Accurately predicting the deviation factor (Z-factor) of natural gas is crucial for the estimation of natural gas reserves, evaluation of gas reservoir recovery, and assessment of natural gas transport in pipelines. Traditional machine learning algorithms, such as Support Vector Machine (SVM), Extreme Gradient Boosting (XGBoost), Light Gradient Boosting Machine (LightGBM), Artificial Neural Network (ANN) and Bidirectional Long Short-Term Memory Neural Networks (BiLSTM), often lack accuracy and robustness in various situations due to their inability to generalize across different gas components and temperature-pressure conditions. To address this limitation, we propose a novel and efficient machine learning framework for predicting natural gas Z-factor. Our approach first utilizes a signal decomposition algorithm like Variational Mode Decomposition (VMD), Empirical Fourier Decomposition (EFD) and Ensemble Empirical Mode Decomposition (EEMD) to decouple the Z-factor into multiple components. Subsequently, traditional machine learning algorithms is employed to predict each decomposed Z-factor component, where combination of SVM and VMD achieved the best performance.

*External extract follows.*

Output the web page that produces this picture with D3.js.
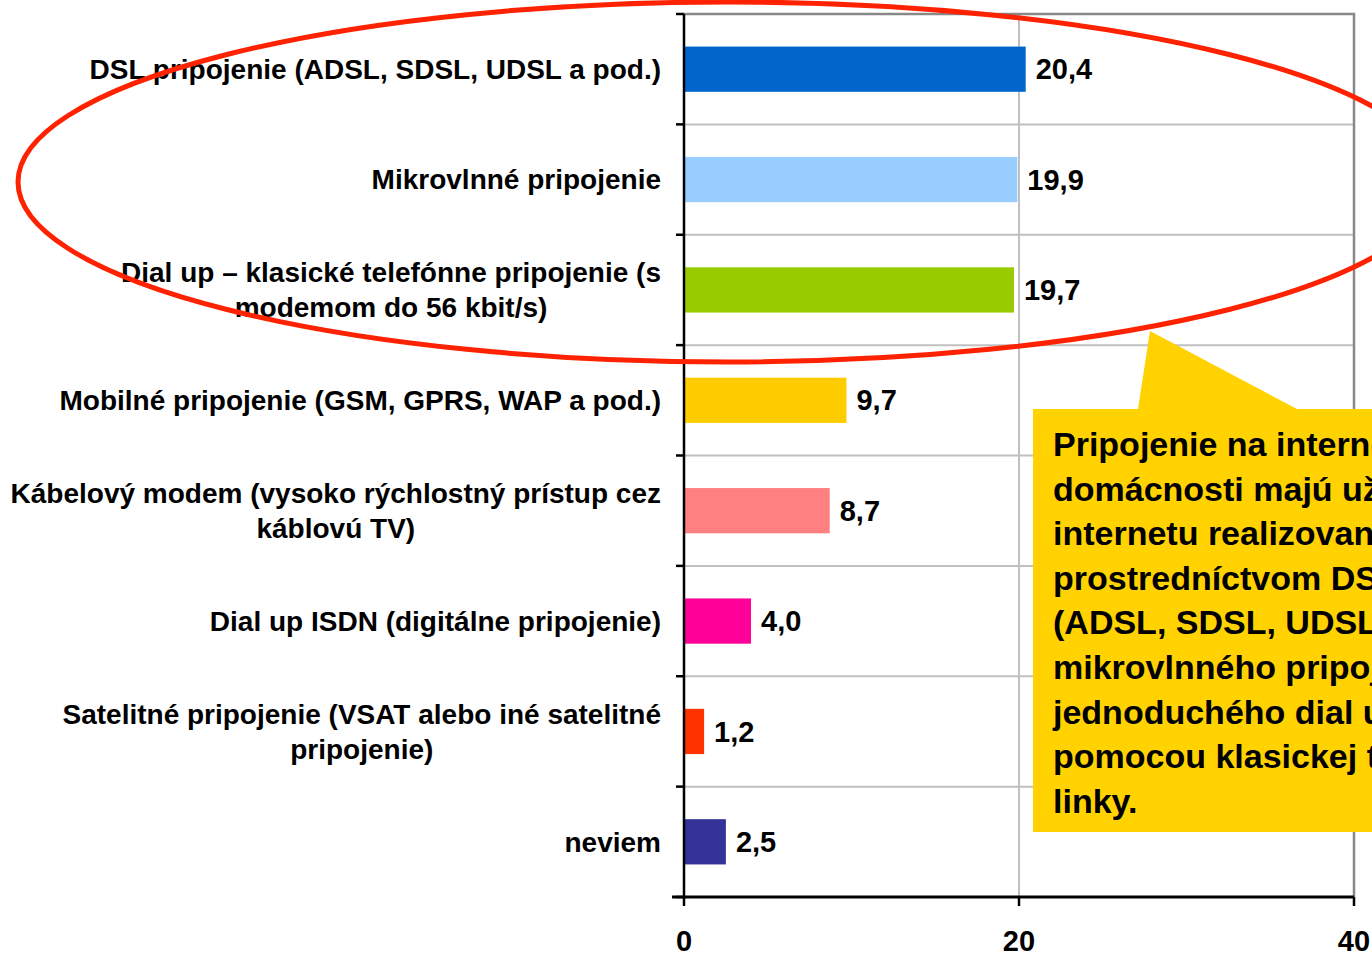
<!DOCTYPE html>
<html>
<head>
<meta charset="utf-8">
<script src="https://cdn.jsdelivr.net/npm/d3@7"></script>
<style>
  html, body { margin: 0; padding: 0; background: #fff; overflow: hidden; }
  text { font-family: "Liberation Sans", Arial, sans-serif; font-weight: bold; fill: #000; }
</style>
</head>
<body>
<script>
// data
var categories = [
  "DSL pripojenie (ADSL, SDSL, UDSL a pod.)",
  "Mikrovlnné pripojenie",
  "Dial up – klasické telefónne pripojenie (s|modemom do 56 kbit/s)",
  "Mobilné pripojenie (GSM, GPRS, WAP a pod.)",
  "Kábelový modem (vysoko rýchlostný prístup cez|káblovú TV)",
  "Dial up ISDN (digitálne pripojenie)",
  "Satelitné pripojenie (VSAT alebo iné satelitné|pripojenie)",
  "neviem"
];
var values = [20.4, 19.9, 19.7, 9.7, 8.7, 4.0, 1.2, 2.5];
var colours = ["#0066CC", "#99CCFF", "#99CC00", "#FFCC00", "#FF8080", "#FF0099", "#FF3300", "#333399"];
var xTicks = [0, 20, 40];
var noteLines = [
  "Pripojenie na internet v",
  "domácnosti majú užívatelia",
  "internetu realizované",
  "prostredníctvom DSL",
  "(ADSL, SDSL, UDSL),",
  "mikrovlnného pripojenia a",
  "jednoduchého dial up",
  "pomocou klasickej telefónnej",
  "linky."
];

var W = 1372, H = 954;
var pLeft = 684, pRight = 1354, pTop = 14, pBottom = 897;

var svg = d3.select("body").append("svg")
  .attr("width", W)
  .attr("height", H);

var x = d3.scaleLinear().domain([0, 40]).range([pLeft, pRight]);
var y = d3.scaleBand().domain(categories).range([pTop, pBottom]).padding(0);
var band = y.bandwidth();
var barH = band * 0.41;

// horizontal gridlines at band boundaries
var bounds = categories.map(function(d) { return y(d); }).concat([pBottom]);
svg.append("g").selectAll("line")
  .data(bounds.slice(1, -1))
  .enter().append("line")
    .attr("x1", pLeft).attr("x2", pRight)
    .attr("y1", function(d) { return d; })
    .attr("y2", function(d) { return d; })
    .attr("stroke", "#c0c0c0")
    .attr("stroke-width", 2);

// vertical gridline(s)
svg.append("g").selectAll("line")
  .data(xTicks.slice(1, -1))
  .enter().append("line")
    .attr("x1", function(d) { return x(d); })
    .attr("x2", function(d) { return x(d); })
    .attr("y1", pTop).attr("y2", pBottom)
    .attr("stroke", "#c0c0c0")
    .attr("stroke-width", 2);

// frame top + right
svg.append("path")
  .attr("d", "M" + pLeft + "," + pTop + "H" + pRight + "V" + pBottom)
  .attr("fill", "none")
  .attr("stroke", "#888")
  .attr("stroke-width", 2.5);

// bars
svg.append("g").selectAll("rect")
  .data(values)
  .enter().append("rect")
    .attr("x", x(0))
    .attr("y", function(d, i) { return y(categories[i]) + (band - barH) / 2; })
    .attr("width", function(d) { return x(d) - x(0); })
    .attr("height", barH)
    .attr("fill", function(d, i) { return colours[i]; });

// value labels
svg.append("g").selectAll("text")
  .data(values)
  .enter().append("text")
    .attr("x", function(d) { return x(d) + 10; })
    .attr("y", function(d, i) { return y(categories[i]) + band / 2; })
    .attr("dy", "0.35em")
    .style("font-size", "29px")
    .text(function(d) { return d.toFixed(1).replace(".", ","); });

// left axis
svg.append("line")
  .attr("x1", pLeft).attr("x2", pLeft)
  .attr("y1", pTop).attr("y2", pBottom)
  .attr("stroke", "#000").attr("stroke-width", 2.5);
svg.append("g").selectAll("line")
  .data(bounds)
  .enter().append("line")
    .attr("x1", pLeft - 8).attr("x2", pLeft)
    .attr("y1", function(d) { return d; })
    .attr("y2", function(d) { return d; })
    .attr("stroke", "#000").attr("stroke-width", 2.5);

// category labels (lines centred within block, block right-aligned)
var labelRight = pLeft - 23;
categories.forEach(function(c, i) {
  var lines = c.split("|");
  var cy = y(c) + band / 2;
  var g = svg.append("g");
  var texts = g.selectAll("text")
    .data(lines)
    .enter().append("text")
      .attr("y", function(d, j) { return cy + (j - (lines.length - 1) / 2) * 35; })
      .attr("dy", "0.35em")
      .style("font-size", "28px")
      .attr("text-anchor", "middle")
      .text(function(d) { return d; });
  var maxW = 0;
  texts.each(function() { maxW = Math.max(maxW, this.getComputedTextLength()); });
  texts.attr("x", labelRight - maxW / 2);
});

// bottom axis
svg.append("line")
  .attr("x1", pLeft - 12).attr("x2", pRight)
  .attr("y1", pBottom).attr("y2", pBottom)
  .attr("stroke", "#000").attr("stroke-width", 3);
svg.append("g").selectAll("line")
  .data(xTicks)
  .enter().append("line")
    .attr("x1", function(d) { return x(d); })
    .attr("x2", function(d) { return x(d); })
    .attr("y1", pBottom).attr("y2", pBottom + 9)
    .attr("stroke", "#000").attr("stroke-width", 2.5);
svg.append("g").selectAll("text")
  .data(xTicks)
  .enter().append("text")
    .attr("x", function(d) { return x(d); })
    .attr("y", 951)
    .attr("text-anchor", "middle")
    .style("font-size", "29px")
    .text(function(d) { return d; });

// callout
svg.append("path")
  .attr("d", "M1033,409 L1138,409 L1150,331 L1297,409 L1380,409 L1380,832 L1033,832 Z")
  .attr("fill", "#FFD200");
svg.append("g").selectAll("text")
  .data(noteLines)
  .enter().append("text")
    .attr("x", 1053)
    .attr("y", function(d, i) { return 456 + i * 44.6; })
    .style("font-size", "34px")
    .text(function(d) { return d; });

// red ellipse round the top three
svg.append("ellipse")
  .attr("cx", 728).attr("cy", 182)
  .attr("rx", 710).attr("ry", 180)
  .attr("fill", "none")
  .attr("stroke", "#FF2200")
  .attr("stroke-width", 5);
</script>
</body>
</html>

Decoupling the Z-factors firstly and then predicting the decoupled components can significantly improve prediction accuracy of all traditional machine learning algorithms. We thoroughly evaluate the impact of the decoupling method and the number of decomposed components on the model's performance. Compared to traditional machine learning models without decomposition, our framework achieves an average correlation coefficient exceeding 0.99 and an average mean absolute percentage error below 0.83% on 10 datasets with different natural gas components, high temperatures, and pressures. These results indicate that hybrid model effectively learns the patterns of Z-factor variations and can be applied to the prediction of natural gas Z-factors under various conditions. This study significantly advances methodologies for predicting natural gas properties, offering a unified and robust solution for precise estimations, thereby benefiting the natural gas industry in resource estimation and reservoir management.